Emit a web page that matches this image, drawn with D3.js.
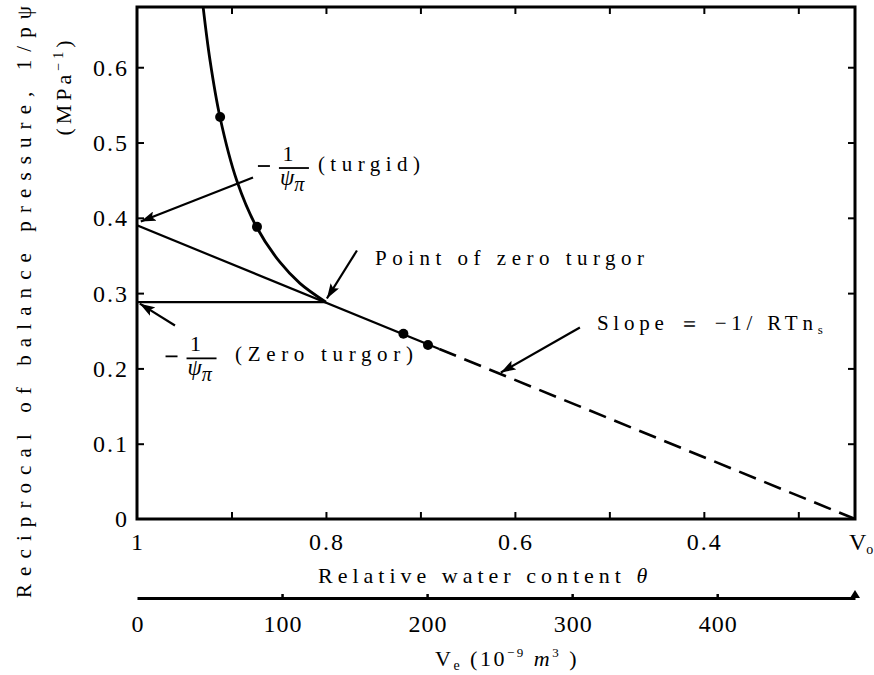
<!DOCTYPE html>
<html><head><meta charset="utf-8">
<script src="https://cdn.jsdelivr.net/npm/d3@7"></script>
<style>
body{margin:0;background:#fff}
text{font-family:"Liberation Serif","DejaVu Serif",serif;fill:#000}
</style></head><body>
<svg id="c" width="874" height="675"></svg>
<script>
// ---------- data ----------
const yTickValues = [0, 0.1, 0.2, 0.3, 0.4, 0.5, 0.6];
const yTickLabels = ["0", "0.1", "0.2", "0.3", "0.4", "0.5", "0.6"];
const thetaTickValues = [0.9, 0.8, 0.7, 0.6, 0.5, 0.4, 0.3];
const thetaLabelValues = [1, 0.8, 0.6, 0.4];
const thetaLabels = ["1", "0.8", "0.6", "0.4"];
const thetaV0 = 0.24;
const veTickValues = [100, 200, 300, 400];
const veLabelValues = [0, 100, 200, 300, 400];
const veMax = 495;
const curveTheta = [0.93, 0.9228, 0.9122, 0.8945, 0.8733, 0.8487, 0.8275, 0.80];
const curveValue = [0.68, 0.610, 0.534, 0.450, 0.3875, 0.341, 0.313, 0.288];
const pointTheta = [0.912, 0.873, 0.718, 0.692];
const pointValue = [0.534, 0.388, 0.246, 0.231];
const lineTheta = [1, 0.68, 0.24];
const lineValue = [0.39, 0.2258, 0];
const zeroTurgor = [0.80, 0.288];
const arrowTurgid = [[0.8772, 0.4535], [0.996, 0.395]];
const arrowZero = [[0.9598, 0.257], [0.997, 0.286]];
const arrowPoint = [[0.7672, 0.3566], [0.799, 0.2928]];
const arrowSlope = [[0.5312, 0.2543], [0.6148, 0.1946]];

// ---------- scales ----------
const svg = d3.select("#c");
svg.append("rect").attr("width", 874).attr("height", 675).attr("fill", "#fff");
const x = d3.scaleLinear().domain([1, thetaV0]).range([137, 855]);
const y = d3.scaleLinear().domain([0, 0.68]).range([519, 7]);
const ve = d3.scaleLinear().domain([0, veMax]).range([137, 855]);

const defs = svg.append("defs");
defs.append("clipPath").attr("id", "clip").append("rect")
  .attr("x", x(1)).attr("y", y(0.68)).attr("width", x(thetaV0) - x(1)).attr("height", y(0) - y(0.68));
defs.append("marker").attr("id", "ah").attr("viewBox", "0 0 15 10")
  .attr("refX", 15).attr("refY", 5).attr("markerWidth", 15).attr("markerHeight", 10)
  .attr("markerUnits", "userSpaceOnUse").attr("orient", "auto")
  .append("path").attr("d", "M0,0 L15,5 L0,10 L3,5 z").attr("fill", "#000");

// ---------- axes ----------
function styleAxis(g) {
  g.select(".domain").remove();
  g.selectAll(".tick line").attr("stroke", "#000").attr("stroke-width", 2);
  g.selectAll(".tick text").remove();
}
svg.append("g").attr("transform", `translate(0,${y(0)})`)
  .call(d3.axisBottom(x).tickValues(thetaTickValues).tickSize(-7)).call(styleAxis);
svg.append("g").attr("transform", `translate(0,${y(0.68)})`)
  .call(d3.axisTop(x).tickValues(thetaTickValues).tickSize(-7)).call(styleAxis);
svg.append("g").attr("transform", `translate(${x(1)},0)`)
  .call(d3.axisLeft(y).tickValues(yTickValues.slice(1)).tickSize(-7)).call(styleAxis);
svg.append("g").attr("transform", `translate(${x(thetaV0)},0)`)
  .call(d3.axisRight(y).tickValues(yTickValues.slice(1)).tickSize(-7)).call(styleAxis);

svg.append("rect").attr("x", x(1)).attr("y", y(0.68))
  .attr("width", x(thetaV0) - x(1)).attr("height", y(0) - y(0.68))
  .attr("fill", "none").attr("stroke", "#000").attr("stroke-width", 3);

// y tick labels
svg.append("g").selectAll("text").data(yTickValues).join("text")
  .attr("x", x(1) - 8).attr("y", d => y(d)).attr("dy", "0.35em")
  .attr("text-anchor", "end").attr("font-size", 24).attr("letter-spacing", 2)
  .text((d, i) => yTickLabels[i]);

// theta labels
svg.append("g").selectAll("text").data(thetaLabelValues).join("text")
  .attr("x", d => x(d) + 1).attr("y", 550)
  .attr("text-anchor", "middle").attr("font-size", 24).attr("letter-spacing", 2)
  .text((d, i) => thetaLabels[i]);
const v0 = svg.append("text").attr("x", x(thetaV0) - 6).attr("y", 550)
  .attr("font-size", 24);
v0.append("tspan").text("V");
v0.append("tspan").attr("font-size", 14).attr("dy", 4).text("o");

// x title
const xt = svg.append("text").attr("x", 318).attr("y", 583)
  .attr("font-size", 22).attr("letter-spacing", 5);
xt.append("tspan").text("Relative water content  ");
xt.append("tspan").attr("font-style", "italic").text("θ");

// Ve axis
const veAxis = svg.append("g").attr("transform", "translate(0,598)")
  .call(d3.axisBottom(ve).tickValues(veTickValues).tickSize(-4).tickSizeOuter(0));
veAxis.select(".domain").attr("stroke", "#000").attr("stroke-width", 3);
veAxis.selectAll(".tick line").attr("stroke", "#000").attr("stroke-width", 2.5);
veAxis.selectAll(".tick text").remove();
svg.append("path")
  .attr("d", d3.line()([[ve(veMax) - 5, 598], [ve(veMax), 590], [ve(veMax) + 5, 598]]) + "z")
  .attr("fill", "#000");
svg.append("g").selectAll("text").data(veLabelValues).join("text")
  .attr("x", d => ve(d) + 1).attr("y", 632)
  .attr("text-anchor", "middle").attr("font-size", 24).attr("letter-spacing", 1)
  .text(d => d);
const vt = svg.append("text").attr("x", 435).attr("y", 666)
  .attr("font-size", 22).attr("letter-spacing", 2.5);
vt.append("tspan").text("V");
vt.append("tspan").attr("font-size", 14).attr("dy", 4).text("e");
vt.append("tspan").attr("dy", -4).text(" (10");
vt.append("tspan").attr("font-size", 13).attr("dy", -9).text("−9");
vt.append("tspan").attr("dy", 9).attr("font-style", "italic").text(" m");
vt.append("tspan").attr("font-size", 13).attr("dy", -9).text("3");
vt.append("tspan").attr("dy", 9).text(" )");

// y titles
svg.append("text").attr("transform", "translate(24,302) rotate(-90)")
  .attr("text-anchor", "middle").attr("dy", "0.35em").attr("font-size", 21)
  .attr("textLength", 592).attr("lengthAdjust", "spacing")
  .text("Reciprocal of balance pressure, 1/pψ");
const yu = svg.append("text").attr("transform", "translate(63,86) rotate(-90)")
  .attr("text-anchor", "middle").attr("dy", "0.35em").attr("font-size", 22).attr("letter-spacing", 4);
yu.append("tspan").text("(MPa");
yu.append("tspan").attr("font-size", 14).attr("dy", -8).text("−1");
yu.append("tspan").attr("dy", 8).text(")");

// ---------- data marks ----------
const plot = svg.append("g").attr("clip-path", "url(#clip)");
const curveData = curveTheta.map((t, i) => [x(t), y(curveValue[i])]);
plot.append("path").attr("d", d3.line().curve(d3.curveCatmullRom.alpha(0.5))(curveData))
  .attr("fill", "none").attr("stroke", "#000").attr("stroke-width", 2.8);

const lineData = lineTheta.map((t, i) => [x(t), y(lineValue[i])]);
plot.append("path").attr("d", d3.line()(lineData.slice(0, 2)))
  .attr("fill", "none").attr("stroke", "#000").attr("stroke-width", 2.2);
plot.append("path").attr("d", d3.line()(lineData.slice(1)))
  .attr("fill", "none").attr("stroke", "#000").attr("stroke-width", 2.6)
  .attr("stroke-dasharray", "18,9");

plot.append("path").attr("d", d3.line()([[x(1), y(zeroTurgor[1])], [x(zeroTurgor[0]), y(zeroTurgor[1])]]))
  .attr("fill", "none").attr("stroke", "#000").attr("stroke-width", 2.4);

plot.selectAll("circle").data(pointTheta).join("circle")
  .attr("cx", d => x(d)).attr("cy", (d, i) => y(pointValue[i])).attr("r", 5).attr("fill", "#000");

// ---------- annotations ----------
[arrowTurgid, arrowZero, arrowPoint, arrowSlope].forEach(a => {
  svg.append("path").attr("d", d3.line()(a.map(p => [x(p[0]), y(p[1])])))
    .attr("stroke", "#000").attr("stroke-width", 2.2).attr("fill", "none")
    .attr("marker-end", "url(#ah)");
});

function fraction(cx, cy) { // cx: minus-sign left, cy: fraction bar y
  svg.append("line").attr("x1", cx).attr("x2", cx + 12).attr("y1", cy).attr("y2", cy)
    .attr("stroke", "#000").attr("stroke-width", 1.8);
  svg.append("text").attr("x", cx + 30).attr("y", cy - 5).attr("text-anchor", "middle")
    .attr("font-size", 22).text("1");
  svg.append("line").attr("x1", cx + 21).attr("x2", cx + 51).attr("y1", cy + 2).attr("y2", cy + 2)
    .attr("stroke", "#000").attr("stroke-width", 1.8);
  const t = svg.append("text").attr("x", cx + 22).attr("y", cy + 19).attr("font-size", 23)
    .attr("font-style", "italic");
  t.append("tspan").text("ψ");
  t.append("tspan").attr("font-size", 20).attr("dy", 6).text("π");
}
fraction(x(0.8720), y(0.4688));
svg.append("text").attr("x", x(0.8085)).attr("y", y(0.462)).attr("font-size", 21)
  .attr("textLength", 102).attr("lengthAdjust", "spacing").text("(turgid)");
fraction(x(0.9698), y(0.216));
svg.append("text").attr("x", x(0.8963)).attr("y", y(0.210)).attr("font-size", 21)
  .attr("textLength", 178).attr("lengthAdjust", "spacing").text("(Zero  turgor)");
svg.append("text").attr("x", x(0.748)).attr("y", y(0.337)).attr("font-size", 21)
  .attr("textLength", 269).attr("lengthAdjust", "spacing").text("Point of zero turgor");
const st = svg.append("text").attr("x", x(0.5132)).attr("y", y(0.251)).attr("font-size", 21)
  .attr("letter-spacing", 4.8);
st.append("tspan").text("Slope ＝ −1/ RTn");
st.append("tspan").attr("font-size", 13).attr("dy", 4).text("s");
</script>
</body></html>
────
YOUR TASK -
Your task is to return the lines above, from the first one up to and including the line containing "L15,5 L0,10 L3,5", minus any pictures.

THE ANSWER -
Emit a web page that matches this image, drawn with D3.js.
<!DOCTYPE html>
<html><head><meta charset="utf-8">
<script src="https://cdn.jsdelivr.net/npm/d3@7"></script>
<style>
body{margin:0;background:#fff}
text{font-family:"Liberation Serif","DejaVu Serif",serif;fill:#000}
</style></head><body>
<svg id="c" width="874" height="675"></svg>
<script>
// ---------- data ----------
const yTickValues = [0, 0.1, 0.2, 0.3, 0.4, 0.5, 0.6];
const yTickLabels = ["0", "0.1", "0.2", "0.3", "0.4", "0.5", "0.6"];
const thetaTickValues = [0.9, 0.8, 0.7, 0.6, 0.5, 0.4, 0.3];
const thetaLabelValues = [1, 0.8, 0.6, 0.4];
const thetaLabels = ["1", "0.8", "0.6", "0.4"];
const thetaV0 = 0.24;
const veTickValues = [100, 200, 300, 400];
const veLabelValues = [0, 100, 200, 300, 400];
const veMax = 495;
const curveTheta = [0.93, 0.9228, 0.9122, 0.8945, 0.8733, 0.8487, 0.8275, 0.80];
const curveValue = [0.68, 0.610, 0.534, 0.450, 0.3875, 0.341, 0.313, 0.288];
const pointTheta = [0.912, 0.873, 0.718, 0.692];
const pointValue = [0.534, 0.388, 0.246, 0.231];
const lineTheta = [1, 0.68, 0.24];
const lineValue = [0.39, 0.2258, 0];
const zeroTurgor = [0.80, 0.288];
const arrowTurgid = [[0.8772, 0.4535], [0.996, 0.395]];
const arrowZero = [[0.9598, 0.257], [0.997, 0.286]];
const arrowPoint = [[0.7672, 0.3566], [0.799, 0.2928]];
const arrowSlope = [[0.5312, 0.2543], [0.6148, 0.1946]];

// ---------- scales ----------
const svg = d3.select("#c");
svg.append("rect").attr("width", 874).attr("height", 675).attr("fill", "#fff");
const x = d3.scaleLinear().domain([1, thetaV0]).range([137, 855]);
const y = d3.scaleLinear().domain([0, 0.68]).range([519, 7]);
const ve = d3.scaleLinear().domain([0, veMax]).range([137, 855]);

const defs = svg.append("defs");
defs.append("clipPath").attr("id", "clip").append("rect")
  .attr("x", x(1)).attr("y", y(0.68)).attr("width", x(thetaV0) - x(1)).attr("height", y(0) - y(0.68));
defs.append("marker").attr("id", "ah").attr("viewBox", "0 0 15 10")
  .attr("refX", 15).attr("refY", 5).attr("markerWidth", 15).attr("markerHeight", 10)
  .attr("markerUnits", "userSpaceOnUse").attr("orient", "auto")
  .append("path").attr("d", "M0,0 L15,5 L0,10 L3,5 z").attr("fill", "#000");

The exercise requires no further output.